Goal ▸
Your answer must consist solely of the number of lines that contain the word "chart".

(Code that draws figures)
#####

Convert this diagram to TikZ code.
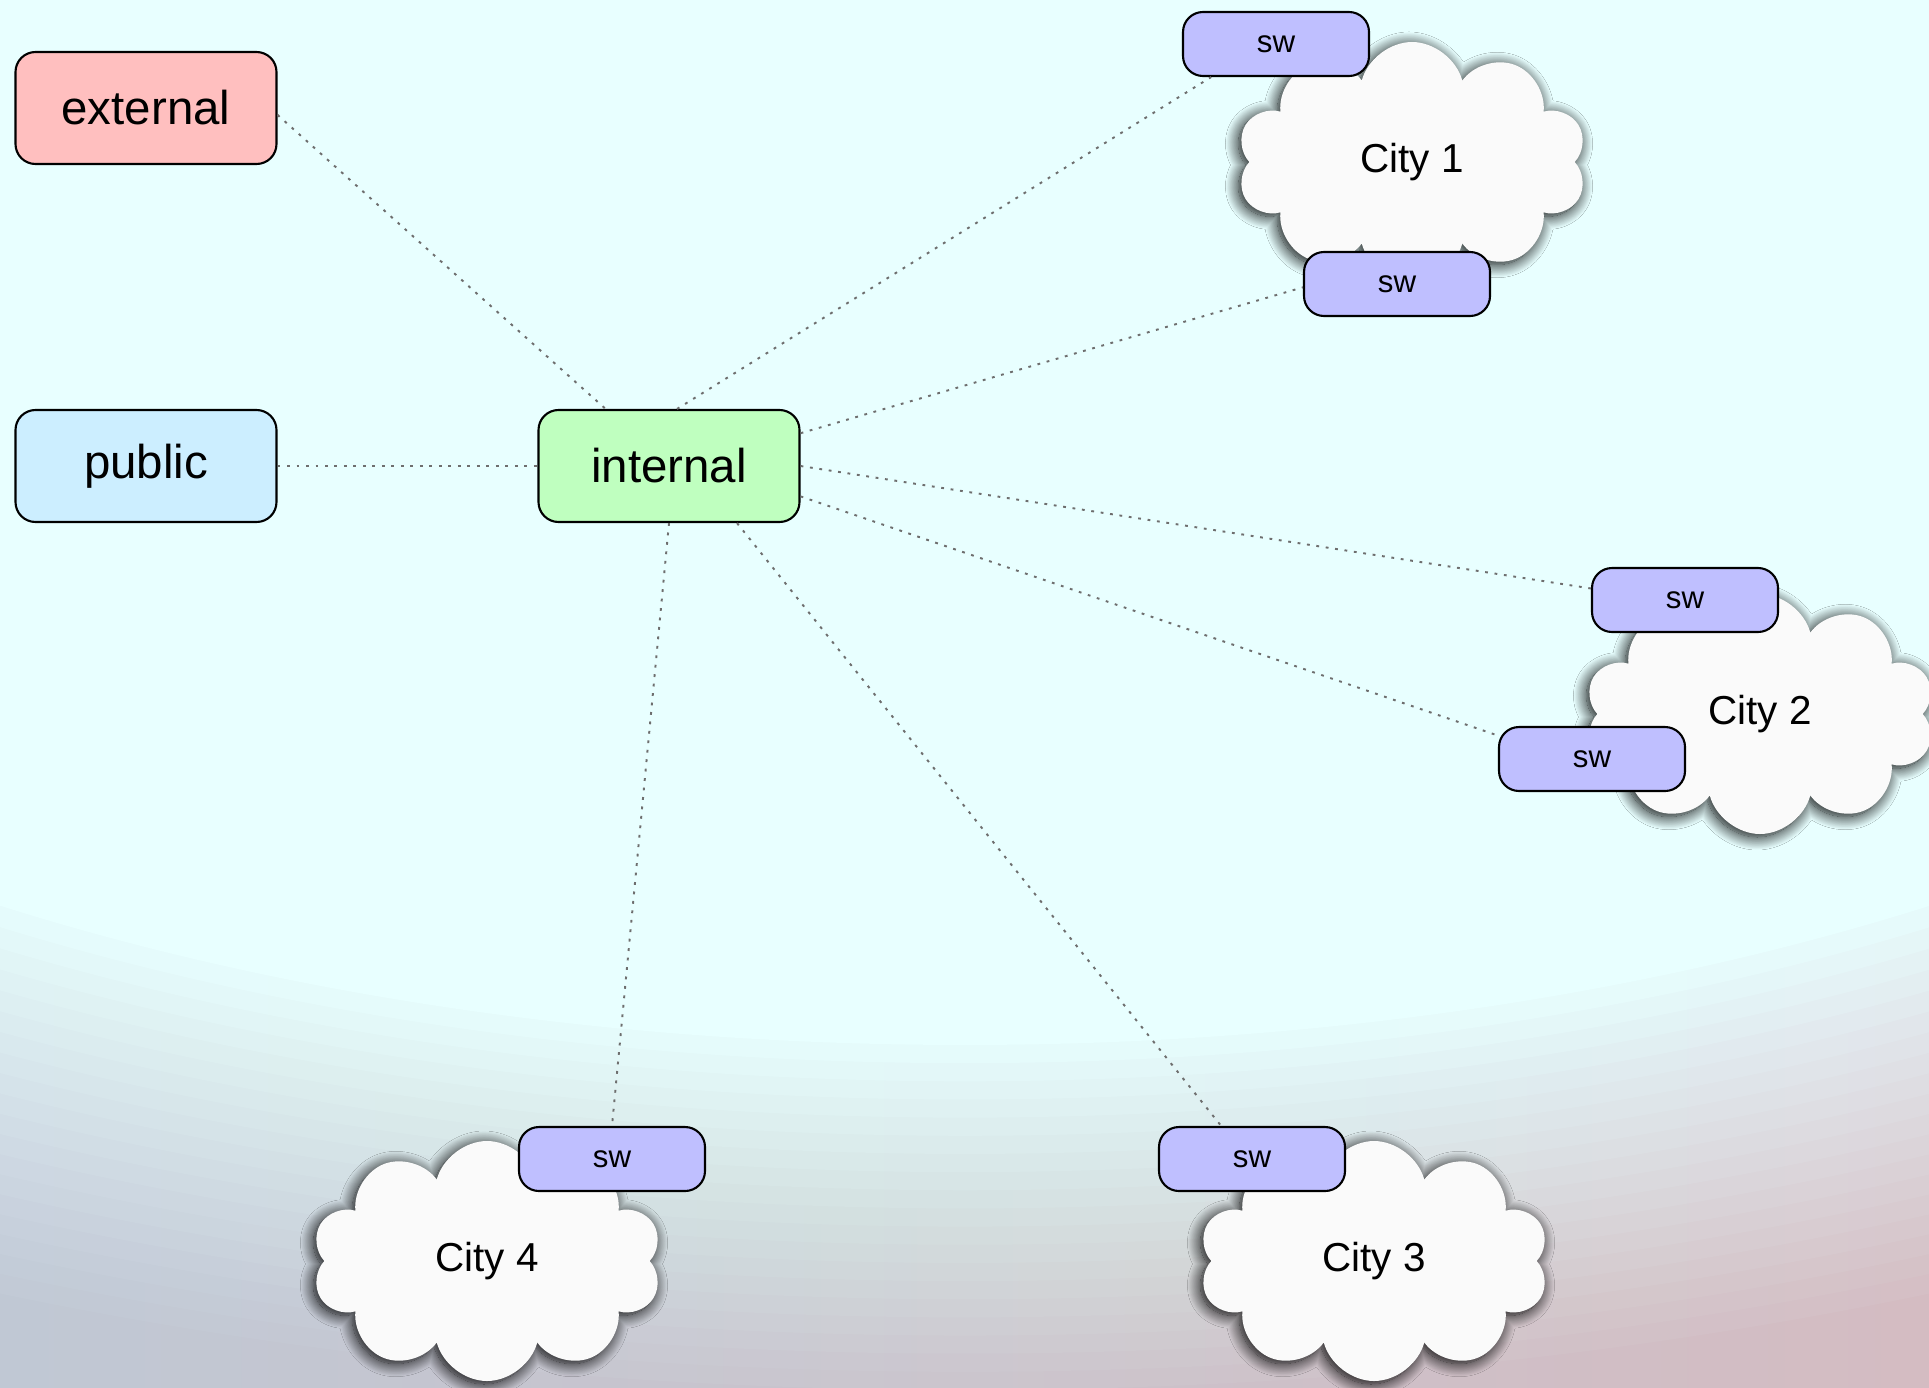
\documentclass[tikz,border=0pt]{standalone}
\usepackage{fontspec}
\setmainfont{Liberation Sans}
\usetikzlibrary{shapes.symbols, shapes.geometric, shadows.blur}

\definecolor{extfill}{RGB}{255,191,191}
\definecolor{pubfill}{RGB}{204,238,255}
\definecolor{intfill}{RGB}{191,255,191}
\definecolor{swfill}{RGB}{191,191,255}
\definecolor{cloudfill}{RGB}{250,250,250}
\definecolor{linkgray}{RGB}{110,110,110}
\definecolor{skytop}{RGB}{232,255,255}
\definecolor{groundl}{RGB}{192,200,212}
\definecolor{groundm}{RGB}{222,206,202}
\definecolor{groundr}{RGB}{212,188,194}

\begin{document}
\begin{tikzpicture}[
        box/.style={draw, line width=0.6pt, rounded corners=0.2cm, minimum width=2.61cm, minimum height=1.12cm, font=\fontsize{13.5}{16}\selectfont},
        swbox/.style={draw, line width=0.6pt, rounded corners=0.2cm, fill=swfill, minimum width=1.86cm, minimum height=0.64cm, font=\fontsize{8.9}{10}\selectfont},
        city/.style={cloud, cloud puffs=10, aspect=1.5, fill=cloudfill, minimum width=3.5cm, minimum height=2.4cm, font=\fontsize{11.5}{14}\selectfont,
          blur shadow={shadow xshift=-0.03cm, shadow yshift=-0.03cm, shadow blur radius=0.13cm, shadow blur steps=20, shadow opacity=100}},
        wire/.style={draw=linkgray, line width=0.55pt, dash pattern=on 0.8pt off 1.9pt}
      ]
        \useasboundingbox (0,0) rectangle (19.29,13.87);
        % sky rings over a tinted ground
        \begin{scope}
          \clip (0,0) rectangle (19.29,13.87);
          \shade[left color=groundl, middle color=groundm, right color=groundr] (0,0) rectangle (19.29,13.87);
          \foreach \i [evaluate=\i as \op using {1/(20-\i)}] in {0,...,19}
            \fill[skytop, opacity=\op] (9.65,12.37) ellipse [x radius=24.9cm-\i*0.363cm, y radius=12.4cm-\i*0.1816cm];
        \end{scope}

        \node[city] (c1) at (14.12,12.25) {City 1};
        \node[city] (c2) at (17.60,6.73) {City 2};
        \node[city] (c3) at (13.74,1.26) {City 3};
        \node[city] (c4) at (4.87,1.26) {City 4};

        \node[box, fill=extfill] (external) at (1.46,12.79) {external};
        \node[box, fill=pubfill] (public) at (1.46,9.21) {public};
        \node[box, fill=intfill] (internal) at (6.69,9.21) {internal};

        \node[swbox] (sw1a) at (12.76,13.43) {sw};
        \node[swbox] (sw1b) at (13.97,11.03) {sw};
        \node[swbox] (sw2a) at (16.85,7.87) {sw};
        \node[swbox] (sw2b) at (15.92,6.28) {sw};
        \node[swbox] (sw3) at (12.52,2.28) {sw};
        \node[swbox] (sw4) at (6.12,2.28) {sw};

        \draw[wire] (external.-3)--(internal.138);
        \draw[wire] (public.east)--(internal.west);
        \draw[wire] (internal.82)--(sw1a.207);
        \draw[wire] (internal.14)--(sw1b.182);
        \draw[wire] (internal.east)--(sw2a.173);
        \draw[wire] (internal.347)--(sw2b.166);
        \draw[wire] (internal.320)--(sw3.133);
        \draw[wire] (internal.south)--(sw4.north);
      \end{tikzpicture}
\end{document}
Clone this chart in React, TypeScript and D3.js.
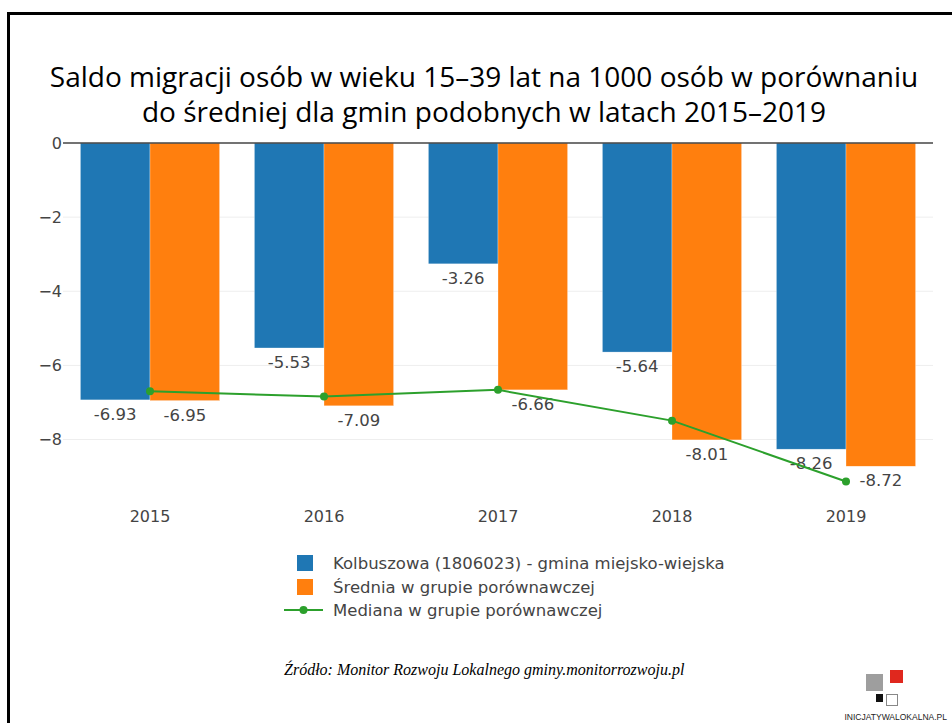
import * as d3 from 'd3';

// ---------------------------------------------------------------------------
// Data
// ---------------------------------------------------------------------------
const YEARS = ['2015', '2016', '2017', '2018', '2019'];
const KOLBUSZOWA = [-6.93, -5.53, -3.26, -5.64, -8.26];
const SREDNIA = [-6.95, -7.09, -6.66, -8.01, -8.72];
const MEDIANA = [-6.7, -6.84, -6.66, -7.49, -9.13];
const Y_TICKS = [0, -2, -4, -6, -8];

const SERIES_NAMES = [
  'Kolbuszowa (1806023) - gmina miejsko-wiejska',
  'Średnia w grupie porównawczej',
  'Mediana w grupie porównawczej',
];

const TITLE_LINES = [
  'Saldo migracji osób w wieku 15–39 lat na 1000 osób w porównaniu',
  'do średniej dla gmin podobnych w latach 2015–2019',
];
const SOURCE = 'Źródło: Monitor Rozwoju Lokalnego gminy.monitorrozwoju.pl';

// ---------------------------------------------------------------------------
// Colors
// ---------------------------------------------------------------------------
const BLUE = '#1f77b4';
const ORANGE = '#ff7f0e';
const GREEN = '#2ca02c';
const TEXT = '#444';
const GRID = '#eeeeee';
const FONT = '"DejaVu Sans", Verdana, sans-serif';

const W = 952;
const H = 723;

export default function App() {
  const plot = { left: 63, right: 933, top: 143, bottom: 497 };

  const x = d3
    .scaleBand<string>()
    .domain(YEARS)
    .range([plot.left, plot.right])
    .paddingInner(0.2)
    .paddingOuter(0.1);

  const sub = d3
    .scaleBand<string>()
    .domain(['a', 'b'])
    .range([0, x.bandwidth()]);

  const y = d3.scaleLinear().domain([-9.55, 0]).range([plot.bottom, plot.top]);

  const fmtTick = (v: number) => (v < 0 ? '\u2212' + Math.abs(v) : String(v));

  const medLine = d3
    .line<number>()
    .x((_, i) => (x(YEARS[i]) ?? 0) + x.bandwidth() / 2)
    .y((d) => y(d));

  const bars = [
    { key: 'a', values: KOLBUSZOWA, color: BLUE },
    { key: 'b', values: SREDNIA, color: ORANGE },
  ];

  const legendX = 297;
  const legendY = [563, 587, 610];

  return (
    <svg
      width={W}
      height={H}
      style={{ position: 'absolute', left: 0, top: 0, background: '#fff' }}
    >
      {/* slide frame */}
      <line x1={8.5} x2={8.5} y1={12} y2={H} stroke="#000" strokeWidth={3} />
      <line x1={7} x2={W} y1={13.5} y2={13.5} stroke="#000" strokeWidth={3} />

      {/* title */}
      {TITLE_LINES.map((t, i) => (
        <text
          key={i}
          x={484}
          y={87 + i * 35}
          textAnchor="middle"
          fontFamily='"Open Sans", sans-serif'
          fontSize={28}
          fill="#000"
        >
          {t}
        </text>
      ))}

      {/* grid + y ticks */}
      {Y_TICKS.map((t) => (
        <g key={t}>
          {t !== 0 && (
            <line x1={plot.left} x2={plot.right} y1={y(t)} y2={y(t)} stroke={GRID} strokeWidth={1} />
          )}
          <text
            x={plot.left - 1}
            y={y(t)}
            dy="0.36em"
            textAnchor="end"
            fontFamily={FONT}
            fontSize={16}
            fill={TEXT}
          >
            {fmtTick(t)}
          </text>
        </g>
      ))}

      {/* bars */}
      {bars.map((s) =>
        s.values.map((v, i) => {
          const bx = (x(YEARS[i]) ?? 0) + (sub(s.key) ?? 0);
          return (
            <g key={s.key + i}>
              <rect
                x={bx}
                y={y(0)}
                width={sub.bandwidth()}
                height={y(v) - y(0)}
                fill={s.color}
                stroke="rgba(255,255,255,0.6)"
                strokeWidth={0.5}
              />
              <text
                x={bx + sub.bandwidth() / 2}
                y={y(v) + 20}
                textAnchor="middle"
                fontFamily={FONT}
                fontSize={16.5}
                fill={TEXT}
              >
                {v.toFixed(2)}
              </text>
            </g>
          );
        })
      )}

      {/* zero line */}
      <line x1={plot.left} x2={plot.right} y1={y(0)} y2={y(0)} stroke={TEXT} strokeWidth={1.5} />

      {/* median line */}
      <path d={medLine(MEDIANA) ?? ''} fill="none" stroke={GREEN} strokeWidth={2} />
      {MEDIANA.map((v, i) => (
        <circle
          key={i}
          cx={(x(YEARS[i]) ?? 0) + x.bandwidth() / 2}
          cy={y(v)}
          r={4}
          fill={GREEN}
        />
      ))}

      {/* x tick labels */}
      {YEARS.map((yr) => (
        <text
          key={yr}
          x={(x(yr) ?? 0) + x.bandwidth() / 2}
          y={522}
          textAnchor="middle"
          fontFamily={FONT}
          fontSize={16}
          fill={TEXT}
        >
          {yr}
        </text>
      ))}

      {/* legend */}
      <rect x={legendX} y={legendY[0] - 8} width={16} height={16} fill={BLUE} />
      <rect x={legendX} y={legendY[1] - 8} width={16} height={16} fill={ORANGE} />
      <line x1={284} x2={323} y1={legendY[2]} y2={legendY[2]} stroke={GREEN} strokeWidth={2} />
      <circle cx={303.5} cy={legendY[2]} r={4} fill={GREEN} />
      {SERIES_NAMES.map((n, i) => (
        <text
          key={n}
          x={333}
          y={legendY[i]}
          dy="0.36em"
          fontFamily={FONT}
          fontSize={16.5}
          fill={TEXT}
        >
          {n}
        </text>
      ))}

      {/* source */}
      <text
        x={284}
        y={675}
        fontFamily='"Liberation Serif", "Times New Roman", serif'
        fontStyle="italic"
        fontSize={16}
        fill="#000"
      >
        {SOURCE}
      </text>

      {/* logo */}
      <rect x={866} y={674} width={17} height={17} fill="#9e9e9e" />
      <rect x={890} y={670} width={13} height={13} fill="#e0281e" />
      <rect x={876} y={694} width={7} height={8} fill="#111" />
      <rect x={886.5} y={694.5} width={11} height={11} fill="#fff" stroke="#888" strokeWidth={1} />
      <text
        x={947}
        y={720}
        textAnchor="end"
        fontFamily='"Liberation Sans", Arial, sans-serif'
        fontSize={8.5}
        fill="#222"
      >
        INICJATYWALOKALNA.PL
      </text>
    </svg>
  );
}
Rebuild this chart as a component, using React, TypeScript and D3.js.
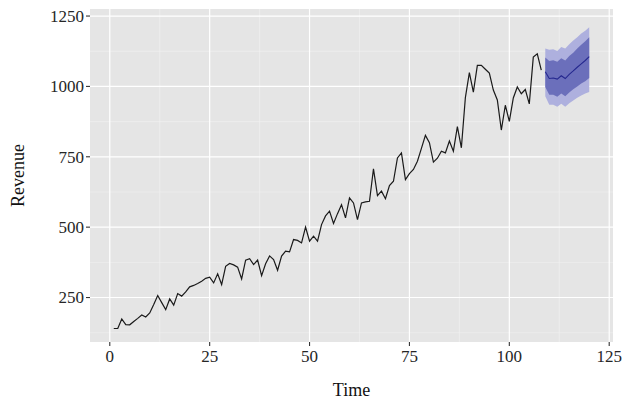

#####

Response for this exercise ▸
2